With these last few changes, we've configured Istio to use the envoyExtAuthzGrpc extension provider, allowing us to direct requests over to OPA first for authorization (the default gRPC port for Envoy's OPA plugin is 9191).

OPA policy

We'll use a fairly simple OPA policy that will simply inspect the incoming request and determine if the XFCC header matches the expected value.

Istio generates an SVID (SPIFFE Verifiable Identity Document) which encodes a SPIFFE ID of the following format:

spiffe://<domain>/ns/<namespace>/sa/<serviceaccount>

domain: This corresponds to the trust root of the system. Since we installed Istio with no additional customization, this will be cluster.local. You can verify this by looking at the value for data.mesh.trustDomain in the Istio mesh config we edited above.

namespace: The namespace the application resides in.

serviceaccount: The name of the service account attached to the application.

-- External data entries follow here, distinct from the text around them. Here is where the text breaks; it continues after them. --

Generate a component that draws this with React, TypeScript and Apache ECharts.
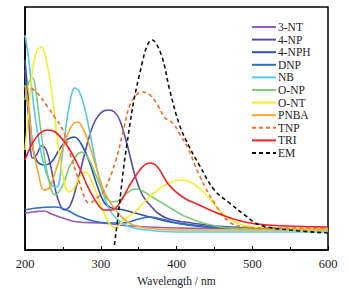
import React, { useEffect, useRef } from "react";
import * as echarts from "echarts";

const seriesNames = ["3-NT", "4-NP", "4-NPH", "DNP", "NB", "O-NP", "O-NT", "PNBA", "TNP", "TRI", "EM"];
const colors = ["#9b59b6", "#5b4aa8", "#3152a3", "#2a70c6", "#55c8e8", "#7ccb7a", "#f6ee2c", "#f8a62e", "#f26b2a", "#ef2323", "#111111"];
const dashed = [false, false, false, false, false, false, false, false, true, false, true];

const xTicks = [200, 300, 400, 500, 600];

const d3NT = [[200, 37], [210, 38], [225, 39], [235, 36], [250, 32], [270, 28], [300, 27], [340, 24], [400, 22], [600, 21]];
const d4NP = [[200, 180], [205, 130], [210, 92], [215, 95], [222, 104], [228, 100], [235, 80], [243, 52], [252, 40], [260, 45], [270, 70], [280, 100], [290, 125], [300, 137], [310, 140], [318, 138], [325, 130], [335, 105], [345, 75], [355, 55], [365, 45], [375, 37], [390, 31], [420, 27], [470, 23], [600, 21]];
const d4NPH = [[200, 190], [205, 145], [210, 105], [215, 90], [225, 85], [235, 88], [245, 100], [255, 110], [265, 113], [275, 105], [285, 88], [295, 65], [305, 47], [315, 42], [330, 40], [350, 36], [370, 32], [400, 27], [450, 23], [600, 21]];
const dDNP = [[200, 40], [215, 42], [240, 43], [255, 40], [270, 34], [290, 29], [310, 27], [330, 27], [350, 31], [365, 33], [380, 31], [400, 27], [440, 23], [600, 21]];
const dNB = [[200, 215], [205, 190], [210, 155], [215, 125], [225, 85], [235, 65], [242, 63], [250, 100], [258, 142], [266, 162], [272, 158], [280, 138], [290, 100], [300, 65], [310, 43], [320, 32], [335, 24], [360, 20], [400, 18], [600, 18]];
const dONP = [[200, 150], [205, 168], [210, 172], [215, 155], [220, 125], [230, 75], [240, 55], [250, 65], [260, 85], [275, 98], [285, 90], [295, 72], [305, 55], [315, 48], [325, 50], [335, 57], [345, 61], [355, 59], [370, 52], [390, 43], [410, 34], [440, 26], [470, 22], [600, 20]];
const dONT = [[200, 100], [205, 140], [210, 180], [215, 198], [222, 203], [228, 190], [235, 160], [242, 115], [250, 75], [258, 58], [265, 62], [272, 73], [280, 78], [290, 65], [300, 45], [310, 28], [320, 22], [330, 30], [345, 38], [360, 50], [375, 60], [390, 67], [405, 70], [415, 69], [430, 62], [445, 50], [460, 37], [480, 27], [500, 23], [600, 21]];
const dPNBA = [[200, 165], [205, 140], [210, 105], [218, 75], [225, 60], [232, 62], [240, 78], [250, 102], [260, 122], [268, 128], [275, 124], [285, 105], [295, 80], [305, 58], [315, 45], [325, 35], [340, 26], [360, 22], [400, 20], [600, 20]];
const dTNP = [[200, 160], [205, 162], [215, 158], [230, 143], [240, 132], [250, 120], [260, 95], [270, 72], [280, 50], [285, 47], [295, 52], [305, 60], [320, 90], [330, 120], [340, 147], [355, 158], [365, 155], [375, 145], [385, 132], [395, 127], [405, 115], [415, 102], [430, 75], [450, 47], [470, 28], [490, 23], [520, 22], [600, 22]];
const dTRI = [[200, 90], [210, 107], [220, 117], [230, 120], [240, 118], [255, 105], [270, 85], [285, 60], [295, 47], [305, 40], [315, 40], [325, 47], [340, 67], [355, 83], [365, 87], [375, 83], [390, 65], [410, 52], [430, 45], [460, 35], [490, 28], [520, 25], [600, 23]];
const dEM = [[318, 5], [323, 35], [334, 103], [351, 175], [368, 210], [380, 195], [391, 160], [404, 125], [417, 103], [430, 85], [450, 60], [470, 47], [490, 35], [510, 25], [550, 20], [600, 17]];

const allData = [d3NT, d4NP, d4NPH, dDNP, dNB, dONP, dONT, dPNBA, dTNP, dTRI, dEM];

export default function App() {
  const ref = useRef<HTMLDivElement>(null);
  useEffect(() => {
    document.body.style.margin = "0";
    const chart = echarts.init(ref.current!, null, { renderer: "svg" });
    const font = "Liberation Serif";
    chart.setOption({
      animation: false,
      backgroundColor: "#ffffff",
      grid: { left: 25, right: 21, top: 7, bottom: 42, show: true, borderColor: "#000", borderWidth: 1.5, backgroundColor: "transparent" },
      legend: {
        orient: "vertical",
        left: 246,
        top: 16,
        itemWidth: 24,
        itemHeight: 8,
        itemGap: 0.6,
        data: seriesNames,
        itemStyle: { opacity: 0 },
        textStyle: { fontFamily: font, fontSize: 11.5, color: "#222", padding: [0, 0, 0, -3], lineHeight: 12 },
      },
      xAxis: {
        type: "value",
        min: 200,
        max: 600,
        interval: 100,
        name: "Wavelength / nm",
        nameLocation: "middle",
        nameGap: 25,
        nameTextStyle: { fontFamily: font, fontSize: 11.5, color: "#222" },
        axisLine: { show: true, lineStyle: { color: "#000", width: 1.5 } },
        axisTick: { show: true, inside: true, length: 4, lineStyle: { color: "#000" } },
        minorTick: { show: true, splitNumber: 2, length: 3, lineStyle: { color: "#000" } },
        axisLabel: { fontFamily: font, fontSize: 12.5, color: "#222", margin: 7, formatter: (v: number) => (xTicks.includes(v) ? String(v) : "") },
        splitLine: { show: false },
      },
      yAxis: {
        type: "value",
        min: 0,
        max: 243,
        axisLine: { show: true, lineStyle: { color: "#000", width: 1.5 } },
        axisTick: { show: false },
        axisLabel: { show: false },
        splitLine: { show: false },
      },
      series: seriesNames.map((n, i) => ({
        name: n,
        type: "line",
        data: allData[i],
        smooth: 0.4,
        symbol: "none",
        color: colors[i],
        lineStyle: { color: colors[i], width: 1.6, type: dashed[i] ? [4, 3] : "solid" },
        z: i === 10 ? 5 : 2,
      })),
    });
    return () => chart.dispose();
  }, []);
  return <div ref={ref} style={{ width: 349, height: 292 }} />;
}
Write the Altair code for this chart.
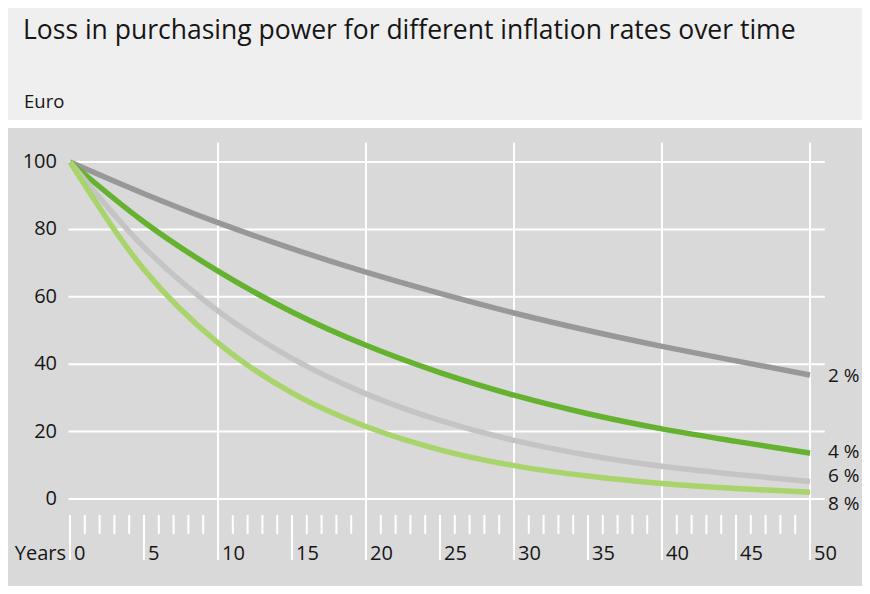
import altair as alt
import pandas as pd

# ---- data ----
years = [0, 5, 10, 15, 20, 25, 30, 35, 40, 45, 50]
power_2 = [100, 90.6, 82.0, 74.3, 67.3, 61.0, 55.2, 50.0, 45.3, 41.0, 36.8]
power_4 = [100, 82.2, 67.6, 55.5, 45.6, 37.5, 30.8, 25.3, 20.8, 17.1, 13.6]
power_6 = [100, 74.7, 55.8, 41.7, 31.2, 23.3, 17.4, 13.0, 9.7, 7.3, 5.2]
power_8 = [100, 68.1, 46.3, 31.5, 21.5, 14.6, 9.9, 6.8, 4.6, 3.1, 2.0]

series_names = ["2 %", "4 %", "6 %", "8 %"]
series_colors = ["#989898", "#64b22f", "#c4c4c4", "#a9d46b"]
label_values = [36.5, 13.8, 6.8, -1.4]

y_ticks = [0, 20, 40, 60, 80, 100]
x_major = [0, 5, 10, 15, 20, 25, 30, 35, 40, 45, 50]
x_minor = [v for v in range(1, 50) if v % 5 != 0]
x_grid = [10, 20, 30, 40, 50]

title_text = "Loss in purchasing power for different inflation rates over time"
unit_text = "Euro"
x_title = "Years"

# ---- tables ----
rows = []
for name, vals in zip(series_names, [power_2, power_4, power_6, power_8]):
    for yr, v in zip(years, vals):
        rows.append({"year": yr, "value": v, "series": name})
lines_df = pd.DataFrame(rows)

labels_df = pd.DataFrame({"series": series_names, "value": label_values, "year": [50] * 4})
hgrid_df = pd.DataFrame({"y": y_ticks, "x0": [-0.1] * len(y_ticks), "x1": [51.0] * len(y_ticks)})
vgrid_df = pd.DataFrame({"x": x_grid, "y0": [105.8] * len(x_grid), "y1": [-18.1] * len(x_grid)})
major_df = pd.DataFrame({"x": x_major, "y0": [-4.75] * len(x_major), "y1": [-18.1] * len(x_major)})
minor_df = pd.DataFrame({"x": x_minor, "y0": [-4.75] * len(x_minor), "y1": [-10.4] * len(x_minor)})
ylab_df = pd.DataFrame({"y": y_ticks, "x": [0] * len(y_ticks), "t": [str(v) for v in y_ticks]})
xlab_df = pd.DataFrame({"x": x_major, "y": [-16.4] * len(x_major), "t": [str(v) for v in x_major]})
xtitle_df = pd.DataFrame({"x": [0], "y": [-16.4], "t": [x_title]})

FONT = "Open Sans"
TXT = "#161616"

xs = alt.Scale(domain=[0, 50], range=[62, 802], nice=False, zero=False)
ys = alt.Scale(domain=[0, 100], range=[371, 34], nice=False, zero=False)

hgrid = alt.Chart(hgrid_df).mark_rule(color="white", strokeWidth=2).encode(
    x=alt.X("x0:Q", scale=xs, axis=None), x2="x1:Q",
    y=alt.Y("y:Q", scale=ys, axis=None))
vgrid = alt.Chart(vgrid_df).mark_rule(color="white", strokeWidth=2).encode(
    x=alt.X("x:Q", scale=xs, axis=None),
    y=alt.Y("y0:Q", scale=ys, axis=None), y2="y1:Q")
major = alt.Chart(major_df).mark_rule(color="white", strokeWidth=2).encode(
    x=alt.X("x:Q", scale=xs, axis=None),
    y=alt.Y("y0:Q", scale=ys, axis=None), y2="y1:Q")
minor = alt.Chart(minor_df).mark_rule(color="white", strokeWidth=2).encode(
    x=alt.X("x:Q", scale=xs, axis=None),
    y=alt.Y("y0:Q", scale=ys, axis=None), y2="y1:Q")

lines = alt.Chart(lines_df).mark_line(strokeWidth=5.5, interpolate="monotone", strokeCap="butt").encode(
    x=alt.X("year:Q", scale=xs, axis=None),
    y=alt.Y("value:Q", scale=ys, axis=None),
    color=alt.Color("series:N", scale=alt.Scale(domain=series_names, range=series_colors), legend=None),
    order=alt.Order("year:Q"))

ylabels = alt.Chart(ylab_df).mark_text(align="right", baseline="middle", dx=-13, font=FONT, fontSize=20, color=TXT).encode(
    x=alt.X("x:Q", scale=xs, axis=None), y=alt.Y("y:Q", scale=ys, axis=None), text="t:N")
xlabels = alt.Chart(xlab_df).mark_text(align="left", baseline="middle", dx=4, font=FONT, fontSize=20, color=TXT).encode(
    x=alt.X("x:Q", scale=xs, axis=None), y=alt.Y("y:Q", scale=ys, axis=None), text="t:N")
xtitle = alt.Chart(xtitle_df).mark_text(align="right", baseline="middle", dx=-4, font=FONT, fontSize=20, color=TXT).encode(
    x=alt.X("x:Q", scale=xs, axis=None), y=alt.Y("y:Q", scale=ys, axis=None), text="t:N")
slabels = alt.Chart(labels_df).mark_text(align="left", baseline="middle", dx=18, font=FONT, fontSize=19, color=TXT).encode(
    x=alt.X("year:Q", scale=xs, axis=None), y=alt.Y("value:Q", scale=ys, axis=None), text="series:N")

main = alt.layer(hgrid, vgrid, major, minor, lines, ylabels, xlabels, xtitle, slabels).properties(
    width=854, height=458,
    view=alt.ViewBackground(fill="#d9d9d9", strokeWidth=0))

head_df = pd.DataFrame({"t": [title_text], "u": [unit_text]})
head_title = alt.Chart(head_df).mark_text(align="left", baseline="middle", font=FONT, fontSize=26.5, color=TXT).encode(
    x=alt.value(15), y=alt.value(23), text="t:N")
head_unit = alt.Chart(head_df).mark_text(align="left", baseline="middle", font=FONT, fontSize=18.5, color=TXT).encode(
    x=alt.value(16), y=alt.value(94), text="u:N")
header = alt.layer(head_title, head_unit).properties(
    width=854, height=112,
    view=alt.ViewBackground(fill="#efefef", strokeWidth=0))

chart = alt.vconcat(header, main, spacing=8).properties(
    padding=0, background="white")

chart.save("out.html", embed_options={"renderer": "svg", "actions": False})
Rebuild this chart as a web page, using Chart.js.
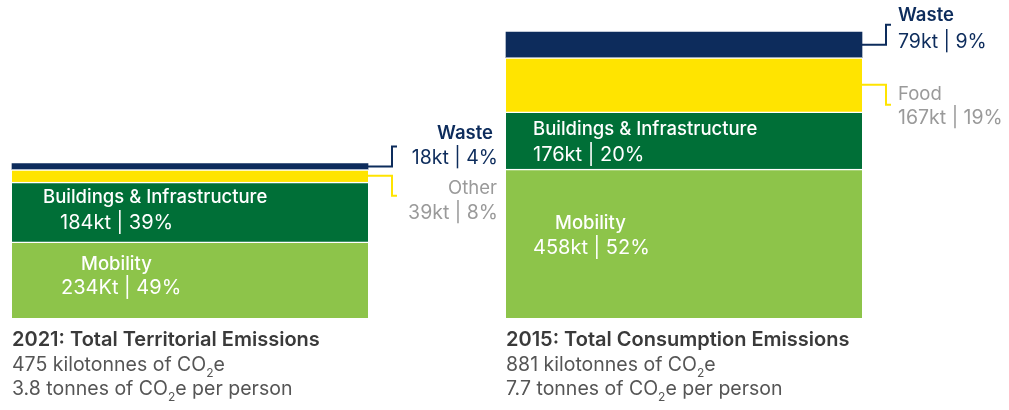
<!DOCTYPE html>
<html>
<head>
<meta charset="utf-8">
<script src="https://cdn.jsdelivr.net/npm/chart.js@4"></script>
<style>
  body { margin: 0; background: #fff; }
  #wrap { width: 1009px; height: 410px; position: relative; }
</style>
</head>
<body>
<div id="wrap"><canvas id="emissions"></canvas></div>
<script>
const periods = ["2021: Total Territorial Emissions", "2015: Total Consumption Emissions"];
const totals = ["475 kilotonnes of CO", "881 kilotonnes of CO"];
const perPerson = ["3.8 tonnes of CO", "7.7 tonnes of CO"];
const mobility = [234, 458];
const buildings = [184, 176];
const otherFood = [39, 167];
const waste = [18, 79];
const mobilityPct = [49, 52];
const buildingsPct = [39, 20];
const otherFoodPct = [8, 19];
const wastePct = [4, 9];
const otherFoodNames = ["Other", "Food"];
const unitMobility = ["Kt", "kt"];

const NAVY = "#0d2c5c";
const YELLOW = "#ffe400";
const DKGREEN = "#006f37";
const LTGREEN = "#8dc44a";
const GREY = "#9a9a9a";
const FONT = "Inter, 'Open Sans', sans-serif";

function txt(ctx, s, x, y, size, weight, color, align) {
  ctx.font = weight + " " + size + "px " + FONT;
  ctx.fillStyle = color;
  ctx.textAlign = align || "left";
  ctx.textBaseline = "middle";
  ctx.fillText(s, x, y);
}

// text with subscript 2 followed by rest ("CO" + "2" + "e ...")
function co2(ctx, before, after, x, y, size, color) {
  ctx.font = "400 " + size + "px " + FONT;
  ctx.fillStyle = color;
  ctx.textAlign = "left";
  ctx.textBaseline = "middle";
  ctx.fillText(before, x, y);
  let w = ctx.measureText(before).width;
  ctx.font = "400 " + Math.round(size * 0.6) + "px " + FONT;
  ctx.fillText("2", x + w, y + 8);
  w += ctx.measureText("2").width;
  ctx.font = "400 " + size + "px " + FONT;
  ctx.fillText(after, x + w, y);
}

function connector(ctx, x, y, dy, color) {
  ctx.save();
  ctx.strokeStyle = color;
  ctx.lineWidth = 2;
  ctx.beginPath();
  ctx.moveTo(x, y);
  ctx.lineTo(x + 24, y);
  ctx.lineTo(x + 24, y + dy);
  ctx.lineTo(x + 29, y + dy);
  ctx.stroke();
  ctx.restore();
}

const labelsPlugin = {
  id: "labels",
  afterDatasetsDraw(chart) {
    const ctx = chart.ctx;
    const mob = chart.getDatasetMeta(0).data;
    const bld = chart.getDatasetMeta(1).data;
    const oth = chart.getDatasetMeta(2).data;
    const wst = chart.getDatasetMeta(3).data;
    const left = i => mob[i].x - mob[i].width / 2;
    const right = i => mob[i].x + mob[i].width / 2;

    // in-bar labels, left bar
    txt(ctx, "Buildings & Infrastructure", left(0) + 31, bld[0].y + 15, 18.5, 500, "#fff");
    txt(ctx, buildings[0] + "kt | " + buildingsPct[0] + "%", left(0) + 48, bld[0].y + 41, 20, 400, "#fff");
    txt(ctx, "Mobility", left(0) + 69, mob[0].y + 22, 18.5, 500, "#fff");
    txt(ctx, mobility[0] + unitMobility[0] + " | " + mobilityPct[0] + "%", left(0) + 49, mob[0].y + 46, 20, 400, "#fff");

    // in-bar labels, right bar
    txt(ctx, "Buildings & Infrastructure", left(1) + 27, bld[1].y + 17, 18.5, 500, "#fff");
    txt(ctx, buildings[1] + "kt | " + buildingsPct[1] + "%", left(1) + 27, bld[1].y + 43, 20, 400, "#fff");
    const mMid = (mob[1].y + mob[1].base) / 2;
    txt(ctx, "Mobility", left(1) + 49, mMid - 20, 18.5, 500, "#fff");
    txt(ctx, mobility[1] + unitMobility[1] + " | " + mobilityPct[1] + "%", left(1) + 27, mMid + 4, 20, 400, "#fff");

    // callouts, left bar (labels right-aligned)
    const w0 = (wst[0].y + wst[0].base) / 2;
    connector(ctx, right(0), w0, -20, NAVY);
    txt(ctx, "Waste", 493, w0 - 33, 18.5, 600, NAVY, "right");
    txt(ctx, waste[0] + "kt | " + wastePct[0] + "%", 498, w0 - 8, 19.5, 400, NAVY, "right");
    const o0 = (oth[0].y + oth[0].base) / 2;
    connector(ctx, right(0), o0, 20, YELLOW);
    txt(ctx, otherFoodNames[0], 497, o0 + 13, 18.5, 400, GREY, "right");
    txt(ctx, otherFood[0] + "kt | " + otherFoodPct[0] + "%", 498, o0 + 37, 19.5, 400, GREY, "right");

    // callouts, right bar (labels left-aligned)
    const w1 = (wst[1].y + wst[1].base) / 2;
    connector(ctx, right(1), w1, -20, NAVY);
    txt(ctx, "Waste", 898, w1 - 29, 18.5, 600, NAVY);
    txt(ctx, waste[1] + "kt | " + wastePct[1] + "%", 898, w1 - 3, 19.5, 400, NAVY);
    const o1 = (oth[1].y + oth[1].base) / 2;
    connector(ctx, right(1), o1, 20, YELLOW);
    txt(ctx, otherFoodNames[1], 898, o1 + 10, 18.5, 400, GREY);
    txt(ctx, otherFood[1] + "kt | " + otherFoodPct[1] + "%", 898, o1 + 33, 19.5, 400, GREY);

    // captions under the bars
    for (let i = 0; i < 2; i++) {
      const x = left(i);
      const b = mob[i].base;
      txt(ctx, periods[i], x, b + 22, 20, 600, "#3a3a3a");
      co2(ctx, totals[i], "e", x, b + 47, 19.5, "#555");
      co2(ctx, perPerson[i], "e per person", x, b + 71, 19.5, "#555");
    }
  }
};

const ds = (label, data, color, gap) => ({
  label: label,
  data: data,
  backgroundColor: color,
  borderColor: "#fff",
  borderWidth: gap ? { top: 1.5, bottom: 0, left: 0, right: 0 } : 0,
  borderSkipped: false,
  barThickness: 356,
  clip: false,
});

new Chart(document.getElementById("emissions"), {
  type: "bar",
  data: {
    labels: periods,
    datasets: [
      ds("Mobility", mobility, LTGREEN, true),
      ds("Buildings & Infrastructure", buildings, DKGREEN, true),
      ds("Other / Food", otherFood, YELLOW, true),
      ds("Waste", waste, NAVY, false),
    ],
  },
  options: {
    responsive: true,
    maintainAspectRatio: false,
    animation: false,
    layout: { padding: { left: 190, right: 325, top: 32, bottom: 92 } },
    plugins: { legend: { display: false }, tooltip: { enabled: false } },
    scales: {
      x: { display: false, stacked: true, offset: false },
      y: { display: false, stacked: true, min: 0, max: 880 },
    },
  },
  plugins: [labelsPlugin],
});
</script>
</body>
</html>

The following OPA policy will inspect the x-forwarded-client-cert header and ensure it matches the expected value.

cat  > policy.rego <<EOF 
package envoy.authz 
import input.attributes.request.http as http_request 
default allow = false
allow {  
    svc_spiffe_id == "spiffe://cluster.local/ns/frontend/sa/frontend"  
}  
  
svc_spiffe_id = spiffe_id {  
    [_, _, uri_type_san] := split(http_request.headers["x-forwarded-client-cert"], ";")  
    [_, spiffe_id] := split(uri_type_san, "=")  
}
EOF

kubectl create secret generic opa-policy -n backend --from-file policy.rego

Deploy httpbin applications

The following configuration will deploy:

  • A service to expose the destination app
  • An Istio ServiceEntry to expose the local gRPC server
  • A service account that will be attached to the frontend app
  • A deployment for the source app, and a deployment for the destination app that includes an OPA sidecar
kubectl apply -f - <<EOF  
---
apiVersion: v1  
kind: Service  
metadata:  
  name: backend
  labels:  
    app: backend
    service: backend
  namespace: backend
spec:  
  ports:  
  - name: http  
    port: 8000  
    targetPort: 80  
  selector:  
    app: backend
---  
apiVersion: networking.istio.io/v1alpha3  
kind: ServiceEntry  
metadata:  
  name: local-opa-grpc  
spec:  
  hosts:  
  - "local-opa-grpc.local"  
  endpoints:  
  - address: "127.0.0.1"  
  ports:  
  - name: grpc  
    number: 9191  
    protocol: GRPC  
  resolution: STATIC  
---  
kind: ServiceAccount  
apiVersion: v1
metadata:  
  name: frontend
  namespace: frontend
EOF
kubectl apply -f - <<EOF  
---  
kind: Deployment  
apiVersion: apps/v1  
metadata:  
  name: frontend  
  labels:  
    app: frontend  
  namespace: frontend
spec:  
  replicas: 1  
  selector:  
    matchLabels:  
      app: frontend  
  template:  
    metadata:  
      labels:  
        app: frontend  
    spec:  
      containers:  
        - image: docker.io/kennethreitz/httpbin  
          imagePullPolicy: IfNotPresent  
          name: frontend  
          ports:  
          - containerPort: 80  
      serviceAccountName: frontend  
---  
kind: Deployment  
apiVersion: apps/v1  
metadata:  
  name: backend  
  labels:  
    app: backend  
  namespace: backend
spec:  
  replicas: 1  
  selector:  
    matchLabels:  
      app: backend  
  template:  
    metadata:  
      labels:  
        app: backend  
    spec:  
      containers:  
        - image: docker.io/kennethreitz/httpbin  
          imagePullPolicy: IfNotPresent  
          name: backend  
          ports:  
          - containerPort: 80  
        - name: opa  
          image: openpolicyagent/opa:latest-envoy  
          imagePullPolicy: Always  
          securityContext:  
            runAsUser: 1111  
          volumeMounts:  
          - readOnly: true  
            mountPath: /policy  
            name: opa-policy  
          args:  
          - "run"  
          - "--server"  
          - "--addr=localhost:8181"  
          - "--set=plugins.envoy_ext_authz_grpc.addr=:9191"  
          - "--set=plugins.envoy_ext_authz_grpc.query=data.envoy.authz.allow"  
          - "--set=decision_logs.console=true"  
          - "--ignore=.*"  
          - "/policy/policy.rego"  
      volumes:  
        - name: opa-policy  
          secret:  
            secretName: opa-policy  
EOF

Putting it all together

With everything deployed and configured, let's send a request from the source application to the destination application and inspect the decision logs in order to see if OPA allowed or denied the request.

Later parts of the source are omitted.